In the end, I found myself at the hardware store, reluctantly choosing between various instruments of death, like a gladiator preparing to enter the coliseum, except less happy to be there. Poison? Too medieval, plus the unpleasant thought of mice keeling over in random places throughout the house. Glue traps, which just stick a mouse to a sheet that you throw in the trash while they’re still alive? Honestly, if you put down a glue trap, it’s not that you’re a terrible person, it’s just that a non-terrible person wouldn’t do that.
Staring at all the chemicals and devices that were designed to transport cute little critters off this mortal coil, it was hard not to picture the mice in red shorts, holding hands in our basement and singing “It’s a Small World.”
The least awful solution seemed to be the old-fashioned mousetrap. I thought somebody was building a better one. What ever happened to that? Still, if a mouse had come shopping with me and witnessed the disturbing array of other options, I feel like he would have said, “Fine, yeah, just get some of the regular ones. You people are sick.”
That evening, donning my coonskin cap, I set about preparing the varmint traps. With peanut butter smeared on the triggers, I set the traps and placed them around the house, careful to put them where I wouldn’t catch a dog or a child. We have enough of those already.

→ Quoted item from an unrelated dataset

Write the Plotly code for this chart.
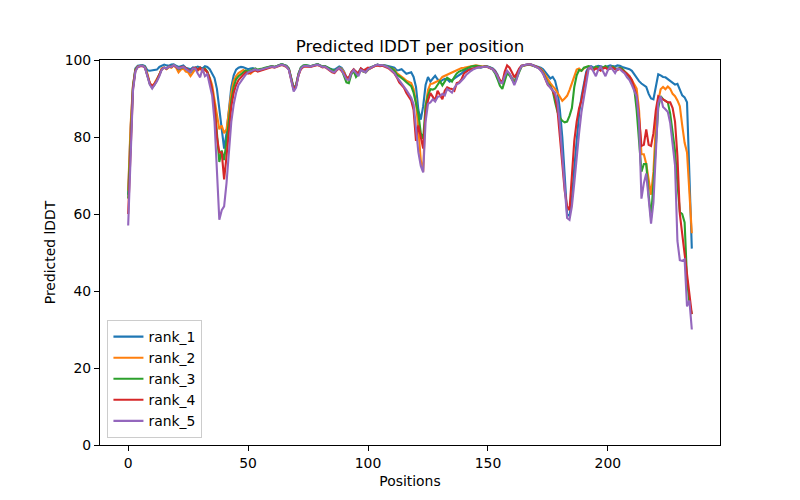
import plotly.graph_objects as go

positions = list(range(236))

rank_1 = [
    65, 82, 93, 97.8, 98.5, 98.7, 98.7, 98.4, 97.3, 97.2,
    97.3, 97.3, 97.5, 98.2, 98.5, 98.8, 98.6, 98.5, 98.8, 98.9,
    98.5, 98.2, 98.4, 98.6, 98.0, 97.8, 97.6, 98.1, 98.0, 98.3,
    98.0, 97.8, 98.4, 98.2, 97.6, 96.5, 95.3, 92.5, 87.5, 82,
    77, 81, 88, 93, 96, 97.5, 98, 98.2, 98.1, 97.8,
    97.6, 97.8, 97.9, 97.4, 97.2, 97.5, 97.7, 97.9, 98.1, 98.3,
    98.4, 98.2, 98.5, 98.7, 98.9, 98.7, 98.5, 97.8, 95.5, 92.8,
    93.5, 96.5, 98.0, 98.5, 98.6, 98.5, 98.4, 98.6, 98.7, 98.9,
    98.6, 98.3, 98.4, 98.0, 97.8, 97.6, 97.5, 97.9, 98.3, 98.0,
    97.0, 95.5, 95.2, 96.8, 97.5, 96.3, 96.8, 97.8, 97.3, 97.0,
    97.6, 98.1, 98.3, 98.6, 98.8, 98.6, 98.7, 98.6, 98.5, 98.3,
    98.2, 98.0, 97.3, 97.4, 97.6, 97.0, 96.4, 96.6, 96.8, 95.6,
    93, 87, 84.5, 88, 93.5, 95.6, 94.4, 95.2, 95.9, 95.0,
    94.3, 94.8, 95.1, 95.0, 94.4, 94.8, 95.2, 95.6, 95.9, 96.5,
    97.1, 97.3, 97.6, 97.8, 97.8, 98.0, 98.1, 98.0, 98.3, 98.4,
    98.3, 98.1, 97.8, 97.2, 96.2, 94.5, 94.0, 95.5, 96.8, 96.3,
    95.5, 94.5, 95.8, 97.5, 98.5, 98.7, 98.8, 98.9, 98.8, 98.6,
    98.5, 98.3, 98.0, 97.6, 96.8, 95.8, 95.2, 95.6, 94.6, 92,
    87, 80, 70, 60, 59.5, 64, 72, 80, 86, 90.5,
    94, 97, 98.2, 98.4, 98.0, 98.3, 98.5, 98.4, 98.1, 98.2,
    98.5, 98.6, 98.4, 98.3, 98.6, 98.5, 98.2, 98.0, 97.9, 97.6,
    97.2, 96.2, 95.2, 94.5, 93.9, 93.5, 93.0, 91.2, 90.0, 89.8,
    93.5, 96.3, 96.0, 95.6, 95.5, 95.0, 94.6, 94.0, 93.6, 93.8,
    92.5, 90.8, 90.3, 89.0, 70, 51,
]

rank_2 = [
    66, 83, 93.5, 97.5, 98.3, 98.5, 98.5, 98.2, 96.5, 94.0,
    93.2, 94.0, 95.0, 96.2, 97.8, 98.0, 97.6, 98.2, 98.0, 98.6,
    98.0, 96.8, 97.5, 97.8, 97.0, 96.8, 95.8, 96.8, 97.6, 97.2,
    97.8, 97.0, 97.5, 96.8, 95.5, 93.5, 90, 86, 82, 83,
    81, 82, 87, 91.5, 94.5, 95.8, 96.6, 97.0, 97.4, 97.0,
    96.6, 96.4, 97.0, 97.4, 97.2, 97.4, 97.6, 97.8, 98.0, 98.2,
    98.3, 98.2, 98.4, 98.6, 98.8, 98.6, 98.4, 97.6, 95.0, 92.3,
    93.3, 96.2, 97.8, 98.4, 98.5, 98.4, 98.3, 98.5, 98.6, 98.8,
    98.5, 98.2, 98.3, 97.9, 97.5, 97.3, 97.0, 97.6, 98.0, 97.7,
    96.8, 95.2, 94.8, 96.5, 97.4, 96.0, 96.5, 97.6, 97.0, 96.8,
    97.4, 98.0, 98.2, 98.5, 98.7, 98.5, 98.6, 98.5, 98.3, 98.1,
    97.9, 97.5, 96.6, 96.2, 95.8, 95.2, 94.6, 94.3, 94.0, 92.5,
    89, 82, 74, 71, 88, 92.2, 93.8, 93.9, 94.2, 94.4,
    94.8, 95.6, 95.9, 96.2, 96.6, 96.9, 97.2, 97.5, 97.7, 97.9,
    98.0, 98.2, 98.3, 98.4, 98.5, 98.6, 98.5, 98.4, 98.3, 98.4,
    98.2, 98.0, 97.6, 96.8, 95.8, 94.2, 94.0, 95.8, 97.0, 96.2,
    95.2, 94.2, 95.5, 97.2, 98.3, 98.6, 98.7, 98.8, 98.7, 98.5,
    98.3, 98.1, 97.7, 97.0, 96.0, 94.8, 94.0, 93.2, 92.5, 91.5,
    90.5, 89.4, 90.0, 90.7, 92.2, 93.8, 95.6, 97.5, 97.8, 97.2,
    97.8, 98.2, 98.3, 98.0, 97.6, 98.2, 98.0, 97.4, 98.0, 98.3,
    97.8, 98.0, 98.2, 97.8, 97.5, 97.9, 97.6, 97.0, 96.5, 95.8,
    94.8, 93.8, 92.6, 87, 75.5, 75.5, 73, 69, 65, 71,
    83, 89.4, 92.4, 93.0, 92.4, 93.1, 92.5, 91.2, 90.6, 89.5,
    88, 83, 78.5, 76, 65.5, 55,
]

rank_3 = [
    64, 81, 93, 97.4, 98.3, 98.5, 98.5, 98.2, 96.3, 93.8,
    92.8, 93.6, 94.8, 96.0, 97.6, 98.0, 97.8, 98.3, 98.2, 98.7,
    98.3, 97.6, 98.0, 98.2, 97.8, 97.4, 96.8, 97.6, 98.0, 97.5,
    98.0, 97.4, 97.8, 97.0, 95.0, 92, 88, 81, 73.5, 76.5,
    74, 79, 85, 89.5, 93, 95, 95.8, 96.3, 97.0, 97.3,
    97.0, 97.2, 97.6, 97.8, 97.5, 97.6, 97.8, 98.0, 98.1, 98.3,
    98.4, 98.2, 98.5, 98.7, 98.9, 98.7, 98.4, 97.7, 95.2, 92.5,
    93.3, 96.3, 98.0, 98.6, 98.7, 98.5, 98.4, 98.6, 98.7, 98.9,
    98.6, 98.3, 98.4, 98.0, 97.7, 97.4, 97.2, 97.7, 98.0, 97.5,
    96.0, 94.2, 94.0, 96.2, 97.2, 95.6, 96.3, 97.5, 97.0, 96.8,
    97.5, 98.0, 98.3, 98.6, 98.8, 98.6, 98.7, 98.5, 98.3, 98.0,
    97.8, 97.2, 96.2, 95.8, 95.4, 94.8, 94.2, 93.8, 93.2, 91.5,
    89, 86, 81, 79.5, 88, 90.8, 92.4, 92.3, 92.6, 93.5,
    94.5, 93.4, 94.5, 95.4, 95.0, 94.4, 95.6, 96.5, 97.0, 97.3,
    97.6, 97.9, 98.2, 98.3, 98.4, 98.5, 98.4, 98.3, 98.2, 98.4,
    98.2, 98.0, 97.5, 96.5, 95.0, 93.3, 92.5, 94.5, 96.6, 96.0,
    95.0, 94.0, 95.4, 97.0, 98.3, 98.6, 98.7, 98.8, 98.7, 98.5,
    98.3, 98.0, 97.5, 96.6, 95.3, 94.0, 93.3, 92.0, 89.0, 86.5,
    85.0, 84.2, 83.8, 84.0, 85.5, 87.5, 93.0, 96.0, 97.4, 97.2,
    98.0, 98.3, 98.4, 98.0, 97.8, 98.3, 98.1, 97.6, 98.1, 98.4,
    97.9, 98.1, 98.3, 97.9, 97.6, 98.0, 97.7, 97.0, 96.4, 95.4,
    94.0, 92.6, 87, 79, 71, 73, 73, 65, 59, 68,
    78, 87.5, 90.6, 89.8, 89.4, 89.0, 86, 81, 76.4, 68,
    60.5, 60, 57.8, 43, 37, 34,
]

rank_4 = [
    60, 79, 92.5, 97.2, 98.2, 98.4, 98.4, 98.0, 96.0, 94.0,
    93.2, 93.8, 94.8, 96.0, 97.6, 98.0, 97.8, 98.3, 98.2, 98.6,
    98.3, 97.8, 98.1, 98.3, 97.9, 97.5, 97.0, 97.8, 98.0, 97.4,
    98.0, 97.3, 97.6, 96.8, 95.0, 92.3, 88, 80, 76, 76,
    69, 75, 82, 88, 91.5, 93.5, 94.8, 95.6, 96.2, 96.8,
    96.5, 96.8, 97.2, 97.4, 97.0, 97.2, 97.4, 97.6, 97.9, 98.0,
    98.2, 98.0, 98.3, 98.5, 98.7, 98.5, 98.2, 97.5, 95.0, 92.3,
    93.2, 96.0, 97.6, 98.2, 98.3, 98.2, 98.2, 98.4, 98.5, 98.7,
    98.4, 98.1, 98.2, 97.7, 97.2, 96.8, 96.6, 97.4, 97.8, 97.2,
    96.5, 95.5, 95.4, 96.8, 97.6, 97.0, 96.4, 97.8, 97.3, 97.6,
    98.0, 97.8, 98.2, 98.5, 98.6, 98.4, 98.5, 98.3, 98.0, 97.6,
    97.0, 96.5, 95.5, 94.2, 93.5, 92.8, 91.4, 90.6, 89.5, 87,
    79, 83, 80, 77, 86, 89.5, 91.4, 90.4, 89.5, 92.0,
    90.8, 89.8, 92.0, 92.9, 92.6, 92.5, 92.0, 94.0, 94.2, 95.0,
    96.5, 97.0, 97.4, 97.6, 97.8, 98.0, 98.2, 98.1, 98.2, 98.3,
    98.2, 98.0, 97.6, 97.0, 96.0, 94.8, 94.2, 97.0, 98.6, 98.0,
    96.8, 95.5, 96.5, 97.8, 98.5, 98.7, 98.8, 98.9, 98.8, 98.6,
    98.3, 98.0, 97.4, 96.5, 95.0, 93.5, 93.0, 92.0, 90.5, 87,
    80, 73, 66, 62, 61, 70, 79, 84, 87.5, 89.5,
    93, 96.5, 97.8, 97.8, 97.3, 97.8, 97.6, 97.2, 97.8, 98.0,
    97.5, 97.8, 98.0, 97.6, 97.4, 97.8, 97.4, 96.8, 96.4, 95.8,
    94.8, 92.8, 90.5, 85, 77.7, 78, 82, 78, 77.7, 81,
    87, 90.6, 90.2, 89.8, 89.6, 89.0, 89.0, 87.5, 84, 75,
    60, 55, 50, 44, 39, 34,
]

rank_5 = [
    57, 77, 92, 97.0, 98.2, 98.5, 98.5, 98.0, 96.0, 93.6,
    92.6, 93.4, 94.5, 95.8, 97.5, 98.0, 97.8, 98.3, 98.2, 98.7,
    98.3, 97.8, 98.0, 98.2, 97.7, 97.2, 96.8, 97.8, 97.8, 96.5,
    95.5, 97.8, 95.8, 96.3, 93.5, 90.8, 84, 70, 58.5, 61,
    62, 68, 76, 84, 88.5, 91.5, 93.5, 94.5, 95.2, 96.2,
    96.8, 97.0, 97.4, 97.6, 97.3, 97.5, 97.7, 97.9, 98.0, 98.2,
    98.3, 98.1, 98.4, 98.6, 98.8, 98.6, 98.3, 97.4, 94.6, 91.8,
    92.8, 96.0, 97.8, 98.4, 98.5, 98.4, 98.3, 98.5, 98.6, 98.8,
    98.5, 98.2, 98.3, 97.8, 97.4, 97.0, 96.8, 97.5, 97.9, 97.4,
    96.2, 95.0, 94.8, 96.5, 97.4, 96.6, 95.8, 97.4, 97.0, 96.8,
    97.6, 98.0, 98.3, 98.6, 98.8, 98.6, 98.7, 98.5, 98.2, 97.8,
    97.3, 96.6, 95.6, 94.8, 93.8, 93.0, 92.2, 91.2, 90.2, 88.5,
    83, 76, 72.5, 70.8, 84, 88.6, 89.0, 89.8, 89.2, 90.4,
    90.6, 91.2, 90.8, 92.5, 92.0, 91.5, 92.8, 93.7, 94.0, 94.6,
    95.3, 96.2, 96.8, 97.2, 97.6, 97.9, 98.1, 98.1, 98.2, 98.3,
    98.2, 98.0, 97.6, 96.8, 95.8, 94.2, 94.0, 95.8, 97.2, 96.5,
    95.2, 93.5, 95.0, 97.2, 98.4, 98.7, 98.8, 98.9, 98.8, 98.5,
    98.2, 97.9, 97.3, 96.4, 95.0, 93.6, 92.8, 92.0, 91.5, 89,
    83, 75, 67, 59, 58.5, 62, 68, 75.5, 81, 86.5,
    90, 94, 97.8, 98.2, 97.0, 95.8, 97.5, 98.2, 97.0, 95.8,
    97.4, 98.2, 97.5, 96.6, 97.8, 97.6, 97.0, 96.5, 95.5, 94.8,
    93.5, 92.0, 90.5, 84, 64, 68, 70.5, 64, 57.5, 63,
    75, 88.7, 90.6, 87.8, 87.2, 86.5, 83.6, 78, 72.6, 53,
    48, 47.8, 48.2, 36, 37.5, 30,
]

series_names = ["rank_1", "rank_2", "rank_3", "rank_4", "rank_5"]
series_values = [rank_1, rank_2, rank_3, rank_4, rank_5]
colors = ["#1f77b4", "#ff7f0e", "#2ca02c", "#d62728", "#9467bd"]

x_ticks = [0, 50, 100, 150, 200]
y_ticks = [0, 20, 40, 60, 80, 100]

FONT = "DejaVu Sans"

fig = go.Figure()
for name, vals, col in zip(series_names, series_values, colors):
    fig.add_trace(go.Scatter(
        x=positions, y=vals, mode="lines", name=name,
        line=dict(color=col, width=2.1),
    ))

axis_common = dict(
    showline=True, linecolor="black", linewidth=1.1, mirror=True,
    ticks="outside", ticklen=5, tickwidth=1.1, tickcolor="black",
    showgrid=False, zeroline=False,
    tickfont=dict(family=FONT, size=13.9, color="black"),
)

fig.update_layout(
    width=800, height=500,
    margin=dict(l=100, r=80, t=60, b=55),
    paper_bgcolor="white", plot_bgcolor="white",
    font=dict(family=FONT, size=13.9, color="black"),
    title=dict(text="Predicted lDDT per position", x=0.5125, xanchor="center",
               yref="container", y=0.908, yanchor="middle",
               font=dict(family=FONT, size=16.7, color="black")),
    xaxis=dict(range=[-11.75, 246.75], tickvals=x_ticks,
               title=dict(text="Positions", standoff=6,
                          font=dict(family=FONT, size=13.9)),
               **axis_common),
    yaxis=dict(range=[0, 100], tickvals=y_ticks,
               title=dict(text="Predicted lDDT", standoff=5,
                          font=dict(family=FONT, size=13.9)),
               **axis_common),
    showlegend=True,
    legend=dict(x=0.012, y=0.018, xanchor="left", yanchor="bottom",
                bgcolor="rgba(255,255,255,0.8)", bordercolor="#cccccc",
                borderwidth=1, itemwidth=30, tracegroupgap=0,
                font=dict(family=FONT, size=13.9, color="black")),
)

fig.write_html("out.html", config={"displayModeBar": False},
               post_script="document.body.style.margin='0';")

In the morning, I approached the first trap with trepidation. What grisly, splattery scene would I encounter, causing me to get nauseous and leave the room whenever the movie “Ratatouille” came on?
As it turned out, mousetraps don’t actually catch mice, but they do make excellent mouse feeders. All of the traps had been licked clean during the night. One of them had a Post-it note stuck to the trigger, with a tiny scrawling that read: “Do you have anything in a super chunk?”
I could picture the mice fluffing the insulation inside our walls, flopping down with their bellies full, saying, “Do you think that was store brand? I think it was store brand. Would it kill him to give us some Skippy?”
My dad suggested a modification where you tie the head of a Q-tip to the trap with some dental floss, then coat everything in peanut butter, which makes the mouse work a little harder for what is about to be its final snack.
The next night, I tried his technique. At least none of them were wearing red shorts.